Under the Consumer Protection from Unfair Trading Regulations 2008, which apply to B2C businesses, “unfair commercial practices” are prohibited. These are defined, in the first place, as practices that both contravene the “requirements of professional diligence” and materially distort or are likely to materially distort the economic behaviour of the average consumer with regard to the product. In addition, a “misleading action” or “misleading omission” will constitute an unfair practice.
Schedule 1 to the Regulations sets out a list of practices that will in all circumstances be considered unfair, and therefore unlawful. Three of these are particularly relevant to prize competitions:
- Claiming in a commercial practice to offer a competition or prize promotion without awarding the prizes described or a reasonable equivalent.
- Describing a product as ‘gratis’, ‘free’, ‘without charge’ or similar if the consumer has to pay anything other than the unavoidable cost of responding to the commercial practice and collecting or paying for delivery of the item.
- Creating the false impression that the consumer has already won, will win, or will on doing a particular act win, a prize or other equivalent benefit, when in fact either – (a) there is no prize or other equivalent benefit, or (b) taking any action in relation to claiming the prize or other equivalent benefit is subject to the consumer paying money or incurring a cost.
These are particularly egregious practices, and in most cases are not the sort of things that a business running a competition will do “accidentally”.
In the rarer case of competitions directed at businesses rather than consumers, there is even less specific regulation. The Business Protection from Misleading Marketing Regulations 2008 prohibit the use of “misleading” marketing materials in relation to a competition.
For more detail, we need to look at the CAP Code.
The CAP Code
The general rules on promotions in Section 8.1 to 8.18 of the CAP Code apply to prize competitions. In addition, there rules specific to prize competitions in Sections 8.19 to 8.28. I have summarised some of the more important rules below, but if you are running a competition you should refer directly to both the code and the CAP’s special help note on prize competitions. The rules apply to both B2C and B2B promotions.
The CAP Code suggests (or requires?) that promoters take legal advice before embarking on competitions with prizes. I suspect that this is suggestion is rarely followed, except by the largest companies. See my further comments at the end of this article.
- Compliance with the Code requires, first, compliance with the law.
- Compliance in the responsibility of the promoter.
- Promotions must be conducted “equitably, promptly and efficiently and must be seen to deal fairly and honourably with participants”. I’m not entirely sure what “promptly” means in this context.
- Promoters must avoid causing “unnecessary disappointment”. Necessary disappointment is, by implication, acceptable!
- Promotions must not be “socially undesirable” in the sense of causing “excessive consumption or irresponsible use”. So no vodka drinking competitions then, and perhaps no pie eating competitions.

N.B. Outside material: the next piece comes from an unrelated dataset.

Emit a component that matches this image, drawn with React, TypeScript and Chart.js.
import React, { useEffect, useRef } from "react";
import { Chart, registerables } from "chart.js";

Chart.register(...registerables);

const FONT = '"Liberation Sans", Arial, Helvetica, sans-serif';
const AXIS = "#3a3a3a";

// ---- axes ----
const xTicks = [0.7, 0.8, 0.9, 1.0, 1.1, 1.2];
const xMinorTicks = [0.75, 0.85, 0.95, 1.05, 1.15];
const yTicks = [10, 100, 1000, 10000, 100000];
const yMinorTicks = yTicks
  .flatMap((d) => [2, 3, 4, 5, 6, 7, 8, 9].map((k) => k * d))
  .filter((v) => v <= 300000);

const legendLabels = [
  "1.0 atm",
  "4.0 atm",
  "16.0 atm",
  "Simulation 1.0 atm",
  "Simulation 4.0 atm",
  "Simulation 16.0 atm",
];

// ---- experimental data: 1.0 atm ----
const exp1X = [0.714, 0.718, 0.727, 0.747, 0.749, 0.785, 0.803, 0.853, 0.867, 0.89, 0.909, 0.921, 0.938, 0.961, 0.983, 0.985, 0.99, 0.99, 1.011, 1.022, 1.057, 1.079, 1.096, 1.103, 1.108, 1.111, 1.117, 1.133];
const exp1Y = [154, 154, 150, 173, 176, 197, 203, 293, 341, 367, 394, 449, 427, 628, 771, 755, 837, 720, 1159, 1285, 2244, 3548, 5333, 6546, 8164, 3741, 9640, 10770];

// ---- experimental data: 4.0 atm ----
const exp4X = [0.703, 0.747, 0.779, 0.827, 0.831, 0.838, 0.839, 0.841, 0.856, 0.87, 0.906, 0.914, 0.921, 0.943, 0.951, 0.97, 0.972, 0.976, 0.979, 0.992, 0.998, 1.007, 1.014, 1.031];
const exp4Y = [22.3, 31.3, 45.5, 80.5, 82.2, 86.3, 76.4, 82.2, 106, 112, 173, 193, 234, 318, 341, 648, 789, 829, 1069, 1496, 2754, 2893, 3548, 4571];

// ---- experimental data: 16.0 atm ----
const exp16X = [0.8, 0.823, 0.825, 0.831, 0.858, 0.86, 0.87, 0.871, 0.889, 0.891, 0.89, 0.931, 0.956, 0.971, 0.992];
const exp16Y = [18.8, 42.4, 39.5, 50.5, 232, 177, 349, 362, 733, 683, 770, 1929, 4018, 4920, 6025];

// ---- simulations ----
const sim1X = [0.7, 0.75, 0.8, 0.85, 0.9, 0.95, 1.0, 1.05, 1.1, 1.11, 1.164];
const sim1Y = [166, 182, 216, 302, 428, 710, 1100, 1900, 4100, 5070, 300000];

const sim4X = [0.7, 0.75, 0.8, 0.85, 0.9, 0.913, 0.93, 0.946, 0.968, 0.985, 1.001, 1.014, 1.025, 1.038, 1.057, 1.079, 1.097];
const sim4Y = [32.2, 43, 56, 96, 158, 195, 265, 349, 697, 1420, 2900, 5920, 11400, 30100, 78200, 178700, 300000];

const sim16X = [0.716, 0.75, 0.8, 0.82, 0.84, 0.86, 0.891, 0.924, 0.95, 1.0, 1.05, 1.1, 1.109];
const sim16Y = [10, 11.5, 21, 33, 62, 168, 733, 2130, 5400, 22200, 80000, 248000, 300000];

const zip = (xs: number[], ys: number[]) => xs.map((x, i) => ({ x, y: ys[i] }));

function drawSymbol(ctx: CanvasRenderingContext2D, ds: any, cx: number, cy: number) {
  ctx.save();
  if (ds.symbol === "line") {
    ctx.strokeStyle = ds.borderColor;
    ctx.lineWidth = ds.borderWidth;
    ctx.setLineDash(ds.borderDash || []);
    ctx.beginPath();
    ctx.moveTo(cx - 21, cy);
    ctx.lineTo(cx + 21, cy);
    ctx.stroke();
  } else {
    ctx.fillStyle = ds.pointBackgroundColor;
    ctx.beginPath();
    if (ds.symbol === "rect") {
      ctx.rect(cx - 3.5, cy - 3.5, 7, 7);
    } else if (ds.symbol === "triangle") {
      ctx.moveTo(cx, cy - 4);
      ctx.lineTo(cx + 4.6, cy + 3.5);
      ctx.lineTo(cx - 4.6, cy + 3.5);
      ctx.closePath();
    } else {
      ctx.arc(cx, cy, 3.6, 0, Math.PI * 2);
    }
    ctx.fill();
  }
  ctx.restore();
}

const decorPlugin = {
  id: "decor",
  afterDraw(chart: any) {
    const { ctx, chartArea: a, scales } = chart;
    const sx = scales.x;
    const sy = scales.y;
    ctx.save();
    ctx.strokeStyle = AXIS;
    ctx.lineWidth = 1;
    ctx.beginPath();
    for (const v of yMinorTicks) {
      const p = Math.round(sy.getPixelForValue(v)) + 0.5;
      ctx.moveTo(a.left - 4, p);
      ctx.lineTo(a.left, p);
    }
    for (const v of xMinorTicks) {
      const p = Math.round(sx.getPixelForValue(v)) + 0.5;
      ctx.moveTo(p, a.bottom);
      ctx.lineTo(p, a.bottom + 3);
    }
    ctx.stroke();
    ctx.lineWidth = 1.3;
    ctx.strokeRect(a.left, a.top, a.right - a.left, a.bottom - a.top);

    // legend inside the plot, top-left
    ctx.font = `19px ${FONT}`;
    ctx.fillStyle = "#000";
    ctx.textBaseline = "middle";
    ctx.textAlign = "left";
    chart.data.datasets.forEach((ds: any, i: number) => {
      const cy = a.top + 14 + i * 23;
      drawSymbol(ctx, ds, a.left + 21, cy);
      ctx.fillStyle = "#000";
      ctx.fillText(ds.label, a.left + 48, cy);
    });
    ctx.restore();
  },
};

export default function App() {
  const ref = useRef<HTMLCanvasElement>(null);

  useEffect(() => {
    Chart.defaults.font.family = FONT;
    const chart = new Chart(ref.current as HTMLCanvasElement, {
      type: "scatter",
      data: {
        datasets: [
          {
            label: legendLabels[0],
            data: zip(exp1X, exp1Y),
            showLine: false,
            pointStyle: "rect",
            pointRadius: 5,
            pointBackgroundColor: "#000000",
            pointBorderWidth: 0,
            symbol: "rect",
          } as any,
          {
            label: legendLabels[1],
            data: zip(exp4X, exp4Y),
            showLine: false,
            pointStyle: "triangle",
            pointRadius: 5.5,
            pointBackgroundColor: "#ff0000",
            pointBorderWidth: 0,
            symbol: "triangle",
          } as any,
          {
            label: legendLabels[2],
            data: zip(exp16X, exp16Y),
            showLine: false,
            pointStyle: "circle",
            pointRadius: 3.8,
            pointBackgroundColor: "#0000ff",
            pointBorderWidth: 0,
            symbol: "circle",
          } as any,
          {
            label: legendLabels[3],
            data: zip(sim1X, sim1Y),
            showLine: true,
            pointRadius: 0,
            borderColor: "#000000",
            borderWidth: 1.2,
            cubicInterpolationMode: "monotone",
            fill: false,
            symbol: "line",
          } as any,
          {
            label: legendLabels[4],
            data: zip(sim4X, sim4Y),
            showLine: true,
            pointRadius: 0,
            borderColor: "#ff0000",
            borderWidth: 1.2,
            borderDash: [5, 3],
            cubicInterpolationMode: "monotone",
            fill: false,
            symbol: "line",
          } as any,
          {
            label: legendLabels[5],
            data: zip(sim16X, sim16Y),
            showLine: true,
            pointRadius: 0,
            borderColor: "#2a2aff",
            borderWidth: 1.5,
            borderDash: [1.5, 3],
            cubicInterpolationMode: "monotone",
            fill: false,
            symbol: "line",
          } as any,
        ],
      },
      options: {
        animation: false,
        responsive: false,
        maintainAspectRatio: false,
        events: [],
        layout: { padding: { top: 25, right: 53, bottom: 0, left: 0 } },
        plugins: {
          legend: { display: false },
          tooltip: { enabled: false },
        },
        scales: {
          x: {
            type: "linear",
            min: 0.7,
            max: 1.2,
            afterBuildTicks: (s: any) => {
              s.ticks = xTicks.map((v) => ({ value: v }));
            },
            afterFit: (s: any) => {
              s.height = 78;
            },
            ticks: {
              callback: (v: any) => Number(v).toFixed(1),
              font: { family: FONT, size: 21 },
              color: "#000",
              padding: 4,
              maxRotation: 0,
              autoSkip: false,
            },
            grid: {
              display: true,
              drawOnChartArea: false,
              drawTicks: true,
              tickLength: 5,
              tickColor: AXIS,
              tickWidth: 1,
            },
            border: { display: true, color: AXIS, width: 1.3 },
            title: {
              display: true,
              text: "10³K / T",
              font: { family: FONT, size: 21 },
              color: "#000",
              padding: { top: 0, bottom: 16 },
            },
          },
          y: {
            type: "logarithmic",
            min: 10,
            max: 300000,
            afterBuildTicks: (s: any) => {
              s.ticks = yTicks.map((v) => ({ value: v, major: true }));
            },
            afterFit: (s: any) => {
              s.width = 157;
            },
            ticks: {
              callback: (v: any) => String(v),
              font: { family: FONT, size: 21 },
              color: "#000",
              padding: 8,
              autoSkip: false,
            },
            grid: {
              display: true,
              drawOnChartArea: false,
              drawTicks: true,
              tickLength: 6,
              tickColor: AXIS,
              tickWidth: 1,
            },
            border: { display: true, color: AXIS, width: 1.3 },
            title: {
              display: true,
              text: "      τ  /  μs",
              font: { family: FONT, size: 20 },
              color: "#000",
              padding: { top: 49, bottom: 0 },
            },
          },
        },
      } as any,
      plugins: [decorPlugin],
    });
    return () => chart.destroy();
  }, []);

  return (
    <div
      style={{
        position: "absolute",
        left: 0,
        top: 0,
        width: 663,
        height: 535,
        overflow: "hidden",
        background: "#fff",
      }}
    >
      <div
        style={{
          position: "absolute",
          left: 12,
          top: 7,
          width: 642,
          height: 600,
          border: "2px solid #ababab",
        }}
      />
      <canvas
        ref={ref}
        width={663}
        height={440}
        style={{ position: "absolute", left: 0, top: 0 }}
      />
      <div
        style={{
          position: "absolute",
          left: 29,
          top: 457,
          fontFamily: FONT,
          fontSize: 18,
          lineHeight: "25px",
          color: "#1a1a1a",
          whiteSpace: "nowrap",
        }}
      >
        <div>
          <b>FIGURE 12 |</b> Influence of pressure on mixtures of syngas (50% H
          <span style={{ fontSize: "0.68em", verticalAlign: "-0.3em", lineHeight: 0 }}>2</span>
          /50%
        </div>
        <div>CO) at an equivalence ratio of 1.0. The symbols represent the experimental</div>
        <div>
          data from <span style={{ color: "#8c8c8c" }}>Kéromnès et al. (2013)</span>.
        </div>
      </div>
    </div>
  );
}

- Promotions must not cause “serious or widespread offence” to consumers. This rule could be an issue where a competition is designed to be offensive for the purpose of generating publicity.

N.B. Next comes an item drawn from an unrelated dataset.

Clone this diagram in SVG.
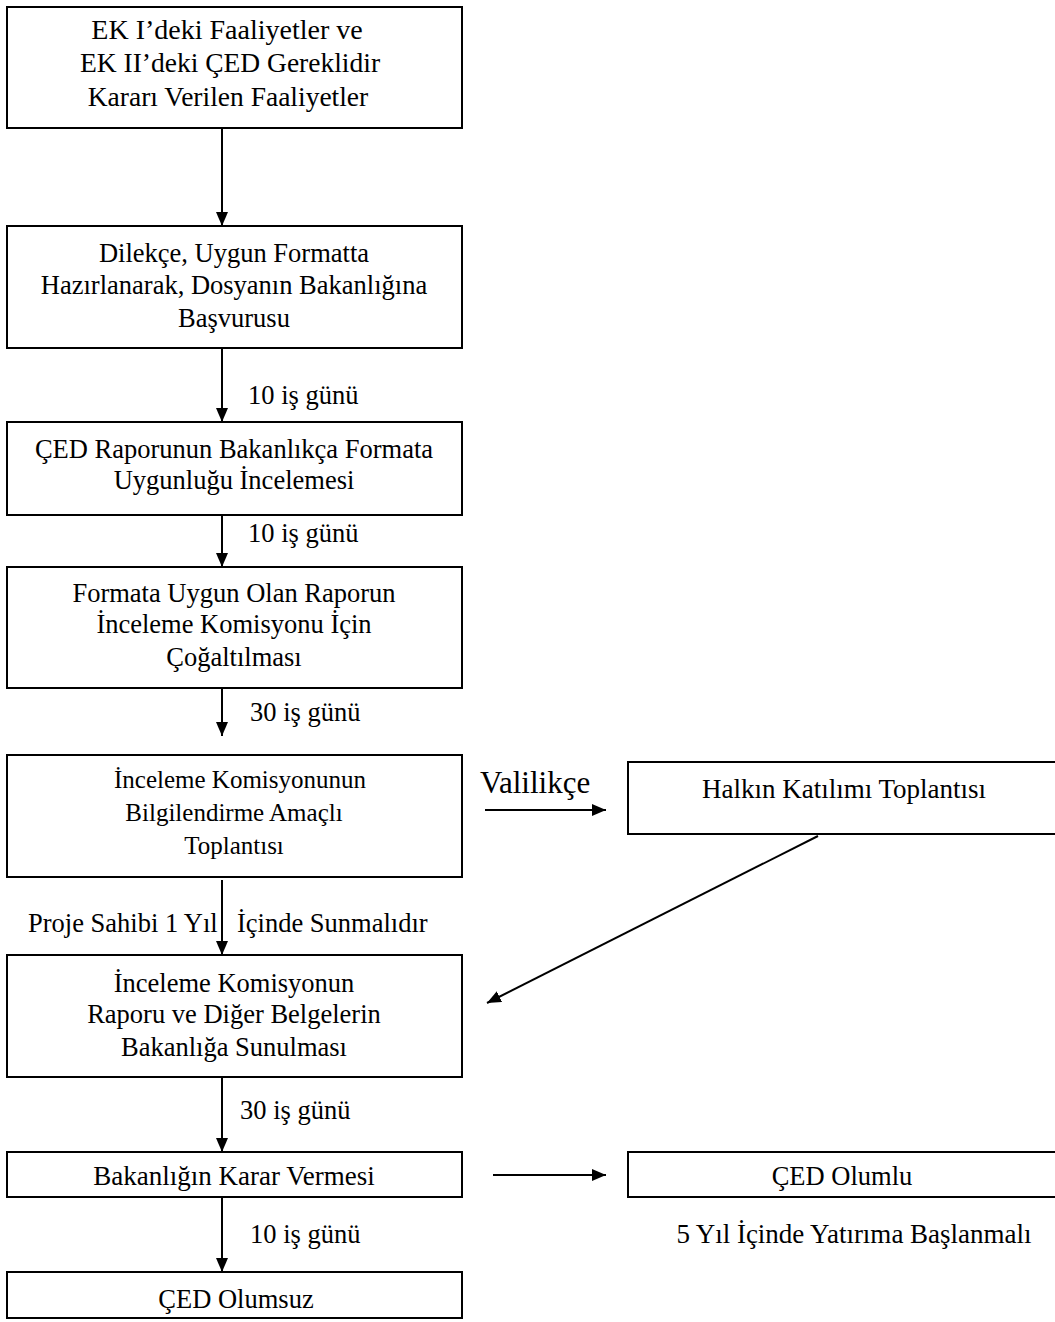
<svg xmlns="http://www.w3.org/2000/svg" width="1055" height="1322" viewBox="0 0 1055 1322">
<style>
.box{fill:#fff;stroke:#000;stroke-width:2}
.t{font-family:"Liberation Serif","Times New Roman",serif;font-size:26.5px;fill:#000;text-anchor:middle}
.l{font-family:"Liberation Serif","Times New Roman",serif;font-size:26.5px;fill:#000}
.c{stroke:#000;stroke-width:2;fill:none;marker-end:url(#ah)}
</style>
<defs>
<marker id="ah" markerUnits="userSpaceOnUse" markerWidth="14" markerHeight="16" refX="14" refY="6" orient="auto">
<path d="M0,0 L14,6 L0,12 Z" fill="#000"/>
</marker>
</defs>
<rect width="1055" height="1322" fill="#fff"/>
<g id="connectors">
<line class="c" x1="222" y1="128" x2="222" y2="226"/>
<line class="c" x1="222" y1="348" x2="222" y2="422"/>
<line class="c" x1="222" y1="515" x2="222" y2="567"/>
<line class="c" x1="222" y1="688" x2="222" y2="736"/>
<line class="c" x1="485" y1="810" x2="606" y2="810"/>
<line class="c" x1="818" y1="836" x2="487" y2="1003"/>
<line class="c" x1="222" y1="880" x2="222" y2="955"/>
<line class="c" x1="222" y1="1077" x2="222" y2="1152"/>
<line class="c" x1="493" y1="1175" x2="606" y2="1175"/>
<line class="c" x1="222" y1="1197" x2="222" y2="1272"/>
<text class="l" x="248" y="404">10 iş günü</text>
<text class="l" x="248" y="542">10 iş günü</text>
<text class="l" x="250" y="721">30 iş günü</text>
<text class="l" x="480" y="793" style="font-size:31px">Valilikçe</text>
<text class="l" x="28" y="932">Proje Sahibi 1 Yıl</text>
<text class="l" x="237" y="932">İçinde Sunmalıdır</text>
<text class="l" x="240" y="1119">30 iş günü</text>
<text class="l" x="250" y="1243">10 iş günü</text>
<text class="t" x="854" y="1243" style="font-size:27px">5 Yıl İçinde Yatırıma Başlanmalı</text>
</g>
<g id="n1">
<rect class="box" x="7" y="7" width="455" height="121"/>
<text class="t" x="227" y="39" style="font-size:28px">EK I’deki Faaliyetler ve</text>
<text class="t" x="230" y="72" style="font-size:27.5px">EK II’deki ÇED Gereklidir</text>
<text class="t" x="228" y="106" style="font-size:27.5px">Kararı Verilen Faaliyetler</text>
</g>
<g id="n2">
<rect class="box" x="7" y="226" width="455" height="122"/>
<text class="t" x="234" y="262">Dilekçe, Uygun Formatta</text>
<text class="t" x="234" y="294">Hazırlanarak, Dosyanın Bakanlığına</text>
<text class="t" x="234" y="327">Başvurusu</text>
</g>
<g id="n3">
<rect class="box" x="7" y="422" width="455" height="93"/>
<text class="t" x="234" y="458">ÇED Raporunun Bakanlıkça Formata</text>
<text class="t" x="234" y="489">Uygunluğu İncelemesi</text>
</g>
<g id="n4">
<rect class="box" x="7" y="567" width="455" height="121"/>
<text class="t" x="234" y="602">Formata Uygun Olan Raporun</text>
<text class="t" x="234" y="633">İnceleme Komisyonu İçin</text>
<text class="t" x="234" y="666">Çoğaltılması</text>
</g>
<g id="n5">
<rect class="box" x="7" y="755" width="455" height="122"/>
<text class="t" x="240" y="788" style="font-size:25px">İnceleme Komisyonunun</text>
<text class="t" x="234" y="821" style="font-size:25px">Bilgilendirme Amaçlı</text>
<text class="t" x="234" y="854" style="font-size:25px">Toplantısı</text>
</g>
<g id="n6">
<rect class="box" x="628" y="762" width="440" height="72"/>
<text class="t" x="844" y="798" style="font-size:27px">Halkın Katılımı Toplantısı</text>
</g>
<g id="n7">
<rect class="box" x="7" y="955" width="455" height="122"/>
<text class="t" x="234" y="992">İnceleme Komisyonun</text>
<text class="t" x="234" y="1023">Raporu ve Diğer Belgelerin</text>
<text class="t" x="234" y="1056">Bakanlığa Sunulması</text>
</g>
<g id="n8">
<rect class="box" x="7" y="1152" width="455" height="45"/>
<text class="t" x="234" y="1185" style="font-size:27px">Bakanlığın Karar Vermesi</text>
</g>
<g id="n9">
<rect class="box" x="628" y="1152" width="440" height="45"/>
<text class="t" x="842" y="1185">ÇED Olumlu</text>
</g>
<g id="n10">
<rect class="box" x="7" y="1272" width="455" height="46"/>
<text class="t" x="236" y="1308">ÇED Olumsuz</text>
</g>
</svg>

- “Promoters must be able to demonstrate that they have made a reasonable estimate of the likely response and that they were capable of meeting that response.” Using a “subject to availability” disclaimer won’t help you to escape from this responsibility.
- Promoters “must not encourage the consumer to make a purchase … as a precondition to applying for promotional items if the number of such items is limited”. It is not entirely clear how this might apply to prize competitions, but presumably in the case of a competition the “application” is for entry into the competition, rather than for the prizes themselves.
- Promotions must be properly supervised and adequately resourced.
- Promoters must provide competition T&Cs to participants, who must be able to retain those T&Cs or easily access them during the period of the promotion.
- All “significant conditions” must be communicated to participants, including: how to participate; free entry route information; start and closing dates; proof of purchase requirements; details of prizes; restrictions on entry; availability of promotional packs and promoter’s details; any restriction on the number of entries; whether the promoter may substitute a cash alternative for any prize; if more than 30 days after the closing date, the date by which prize winners will receive their prizes; how and when winners will be notified of results; how and when information about winners and results will be made available; how and when information about winners and results will be made available; the criteria and mechanism for judging entries (for example, the most apt and original tiebreaker); who owns the copyright of the entries; how the promoter will return entries; any intention to use winners in post-event publicity. Not all of these requirements will be applicable to every competition.
- Where marketing communications relating to a promotion are made via a space-limited medium (e.g. Twitter), consumers should be instructed how to access the full conditions (e.g. on a website).
- Gifts should not be described as prizes (as per the 2008 Regulations, above).
- Prizes and gifts must be carefully distinguished.
- The chances of a participant winning must not be exaggerated, or claim or imply that consumers are luckier than they are.
- Complex rules should be avoided where possible.
- If you are running a prize draw, you must ensure that prizes are awarded in accordance with “the laws of chance” and by a computer program that produces “verifiably random results” or by or under the supervision of an independent person. (Incidentally, I was under the impression that ordinary modern computers are unable to be truly random, although they can of course simulate randomness.)
- Promoters must publish or make available on request the names and counties of major prizewinners and winning entries. They should how ever take care not to compromise the privacy of prize winners.
- In those competitions where a subjective element comes into play in judging winners, the judge – or where there is a panel, one of the judges – should be demonstrably independent. All judges should be competent and identified on request.
Note that there are special CAP Code rules that may apply to a prize competition in particular circumstances: for instance the rules on marketing to children will apply to competitions directed at children.
Other compliance issues
You should also ensure that your competition complies with other applicable laws. For example, the processing of personal data will be subject to the Data Protection Act 1998.
If after reading around, you’re still not sure of the position, I would recommend that you take legal advice. This is always sensible in relation to particularly complex or unusual or high-value competitions.